In today’s hyper-connected and rapid-fire world, brands can be built and burnt by the way their consumers, and employees, talk about them. Alex Van Gestel is CEO of Verbalisation.
In the case of Sports Direct, the action taken by Mike Astley against his employees was nothing short of abhorrent, yet, it was the language that the brand used about its employees that was said to really ‘cut to the core’. Bosses of the brand reduced their workers to disposable ‘units’ and ‘heads’ and it doesn’t fool anyone. If you talk about your workers that way, you probably talk about your customers that way too. We are all consumers, but we are also all employees.
You won’t find an ex-BHS or a Sport Direct employee wax lyrical about their time with either brand. And this is extremely important from a brand perspective. A strong verbal strategy can be transformational, especially when it emanates from within. A company’s internal workplace reality is more powerfully projected by employees than any ‘traditional’ marketing. Employees are reflectors and amplifiers of a company’s beliefs and behaviours like never before.
Waitrose and John Lewis are great examples of how language can be filtered down to be part of the brand. Permanent employees are called ‘partners’ and each shares in the profits of the business which ‘puts them first’. The language in their mission statement is one of ‘happiness’, ‘fairness’, ‘flair’ and ‘democracy’; and this is also clearly reflected in how consumers see the brand. Why then do so many companies still think they have two distinct, separate, audiences often isolating employees from the conversation about brand? Powerful and purposeful brands know that an internal shift in verbal language can drive fundamental change. There are many great examples; the ‘Baristas’ at Starbucks, the ‘Flying Club’ team members at Virgin, the ‘Never Knowingly Undersold’ promise. All experienced, personified and delivered through employees. Inspiring and rallying employees is a powerful thing. Under clinical conditions, Jim Collins studied companies “with’ and “without” a clearly articulated internal purpose. In this study the companies ‘with’ were nine times more profitable than those ‘without’.
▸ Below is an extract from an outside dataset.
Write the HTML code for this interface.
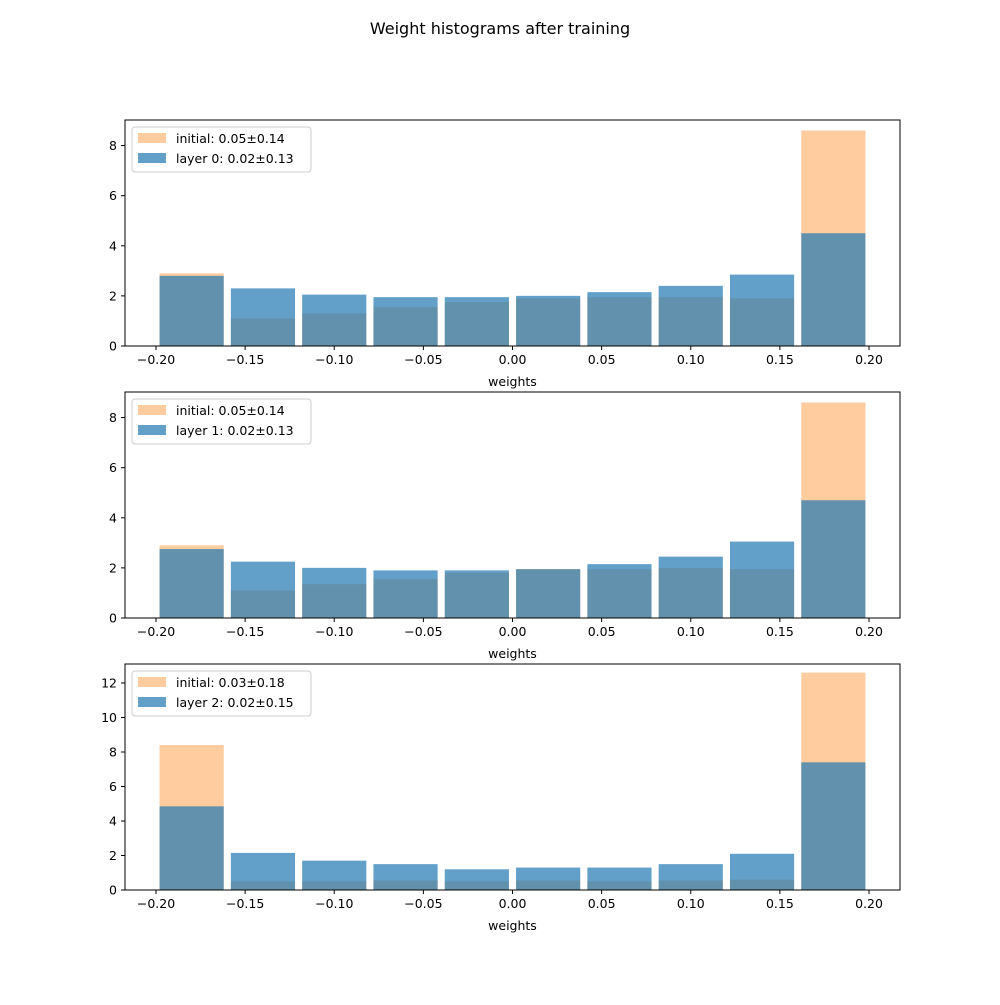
<!DOCTYPE html>
<html><head><meta charset="utf-8"><style>
body{margin:0;background:#fff}
text{font-family:"DejaVu Sans","Liberation Sans",sans-serif;fill:#000}
</style></head><body>
<svg id="chart" width="1000" height="1000" xmlns="http://www.w3.org/2000/svg">
<rect width="1000" height="1000" fill="#fff"/>
<text x="500" y="34" font-size="16" text-anchor="middle">Weight histograms after training</text>
</svg>
<script>
const binEdges = [-0.2,-0.16,-0.12,-0.08,-0.04,0,0.04,0.08,0.12,0.16,0.2];
const xTicks = [-0.20,-0.15,-0.10,-0.05,0.00,0.05,0.10,0.15,0.20];
const xTickLabels = ["\u22120.20","\u22120.15","\u22120.10","\u22120.05","0.00","0.05","0.10","0.15","0.20"];
const initial0 = [2.9,1.1,1.3,1.55,1.75,1.9,1.95,1.95,1.9,8.6];
const layer0 = [2.8,2.3,2.05,1.95,1.95,2.0,2.15,2.4,2.85,4.5];
const initial1 = [2.9,1.1,1.35,1.55,1.8,1.95,1.95,2.0,1.95,8.6];
const layer1 = [2.75,2.25,2.0,1.9,1.9,1.95,2.15,2.45,3.05,4.7];
const initial2 = [8.4,0.5,0.5,0.55,0.5,0.55,0.5,0.55,0.6,12.6];
const layer2 = [4.85,2.15,1.7,1.5,1.2,1.3,1.3,1.5,2.1,7.4];
const legendInit = ["initial: 0.05\u00b10.14","initial: 0.05\u00b10.14","initial: 0.03\u00b10.18"];
const legendLayer = ["layer 0: 0.02\u00b10.13","layer 1: 0.02\u00b10.13","layer 2: 0.02\u00b10.15"];
const yTicks0 = [0,2,4,6,8];
const yTicks2 = [0,2,4,6,8,10,12];

const NS="http://www.w3.org/2000/svg";
const svg=document.getElementById('chart');
function mk(tag,attrs,parent){const e=document.createElementNS(NS,tag);for(const k in attrs)e.setAttribute(k,attrs[k]);(parent||svg).appendChild(e);return e;}
const L=125,R=900;
function xs(v){return 512.5+v*1782.5;}
const panels=[
 {top:120,bot:346,ymax:9.02,init:initial0,lay:layer0,ticks:yTicks0},
 {top:392,bot:618,ymax:9.02,init:initial1,lay:layer1,ticks:yTicks0},
 {top:664,bot:890,ymax:13.1,init:initial2,lay:layer2,ticks:yTicks2}];
panels.forEach((p,pi)=>{
 const g=mk('g',{});
 
 
 const ys=v=>p.bot-v/p.ymax*(p.bot-p.top);
 const draw=(arr,color,op,nm)=>{arr.forEach((v,i)=>{
  const w=binEdges[i+1]-binEdges[i];
  const x0=xs(binEdges[i]+w*0.05),x1=xs(binEdges[i+1]-w*0.05);
  const r=mk('rect',{x:x0,y:ys(v),width:x1-x0,height:ys(0)-ys(v),fill:color,'fill-opacity':op},g);
  
  
 });};
 draw(p.init,'#ff7f0e',0.4,'initial');
 draw(p.lay,'#1f77b4',0.7,'layer');
 mk('rect',{x:L,y:p.top,width:R-L,height:p.bot-p.top,fill:'none',stroke:'#000','stroke-width':1},g);
 xTicks.forEach((t,i)=>{
  mk('line',{x1:xs(t),x2:xs(t),y1:p.bot,y2:p.bot+4,stroke:'#000'},g);
  const tx=mk('text',{x:xs(t),y:p.bot+18,'font-size':12.5,'text-anchor':'middle'},g);
  tx.textContent=xTickLabels[i];
  
  
 });
 p.ticks.forEach(t=>{
  mk('line',{x1:L-4,x2:L,y1:ys(t),y2:ys(t),stroke:'#000'},g);
  const tx=mk('text',{x:L-8,y:ys(t)+4.5,'font-size':12.5,'text-anchor':'end'},g);
  tx.textContent=String(t);
  
  
 });
 const xl=mk('text',{x:512.5,y:p.bot+40,'font-size':12.5,'text-anchor':'middle'},g);
 xl.textContent='weights';
 
 
 const lg=mk('g',{},g);
 
 
 const ly=p.top+7;
 mk('rect',{x:132,y:ly,width:179,height:45,rx:3,fill:'#fff','fill-opacity':0.8,stroke:'#ccc'},lg);
 mk('rect',{x:138,y:ly+6,width:28,height:10,fill:'#ff7f0e','fill-opacity':0.4},lg);
 mk('rect',{x:138,y:ly+26,width:28,height:10,fill:'#1f77b4','fill-opacity':0.7},lg);
 const t1=mk('text',{x:176,y:ly+16,'font-size':12.5},lg);t1.textContent=legendInit[pi];
 
 
 const t2=mk('text',{x:176,y:ly+36,'font-size':12.5},lg);t2.textContent=legendLayer[pi];
 
 
});
</script>
</body></html>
A verbal strategy makes purpose tangible for employees, allowing the entire organisation to speak with one voice, across functions and across markets. The companies that realise this fast – and implement a holistic verbal strategy – can gain significant competitive advantage, as well as an increasingly motivated workforce, from C-Suite to the sales force. Nuon Energy approached us to develop such a strategy: the brief was to provide a verbal repositioning for its brand, products and services to customers, but also to create an internal messaging strategy to onboard current employees and attract the best future talent.
What we identified during our initial Target Audience Analysis phase of work from both customers and internal stakeholders was that the positioning solution required a unified response. Here was an opportunity to unite multiple stakeholders, functions, geographies, talent and skillsets around a unified purpose and voice and turn employees into advocates, touch-points into talk-points and retailers into re-tellers. Our subsequent ‘in good hands’ verbal strategy not only projected a responsible company (moving to green energy) to European consumers, but could also be activated internally for employees helping them also feel they have made the right long term career choice by joining this caring and visionary employer.
The Verbalisation strategy and toolkit had significant success unifying the externally-facing advertising, as well as the entire internal company communications touch points. From sales staff, to television advertising, to HR initiatives, to internal decorations… a consistent language and tone now unifies the Nuon brand, personality and experience.
Traditional commercial KPIs are even being supplemented with staff Facebook posts and Tweets – to capture the increased sense of employee enfranchisement and satisfaction.
Perhaps if more companies were to think this way and implement an integrated internal/external messaging framework, there would be less overall cynicism amongst both employees and consumers. Less of a sense that customers are being ‘sold to’ by clever marketing people who don’t share their beliefs and behaviours. A simple, honest, projection of the company’s realities and values would limit the likelihood of employees, ‘doing a Ratner’ while simultaneously increasing NPA scores.
Sometimes it’s the simplest ideas that are the hardest to implement. There’s a significant upside for a company when senior management harness the power of its many voices. It starts with empathy and the recognition that your workers are inextricably linked to your brand health and growth. It’s time we empowered every employee to become ambassadors, defining and deploying new language to differentiate and cut-through the sea of sameness.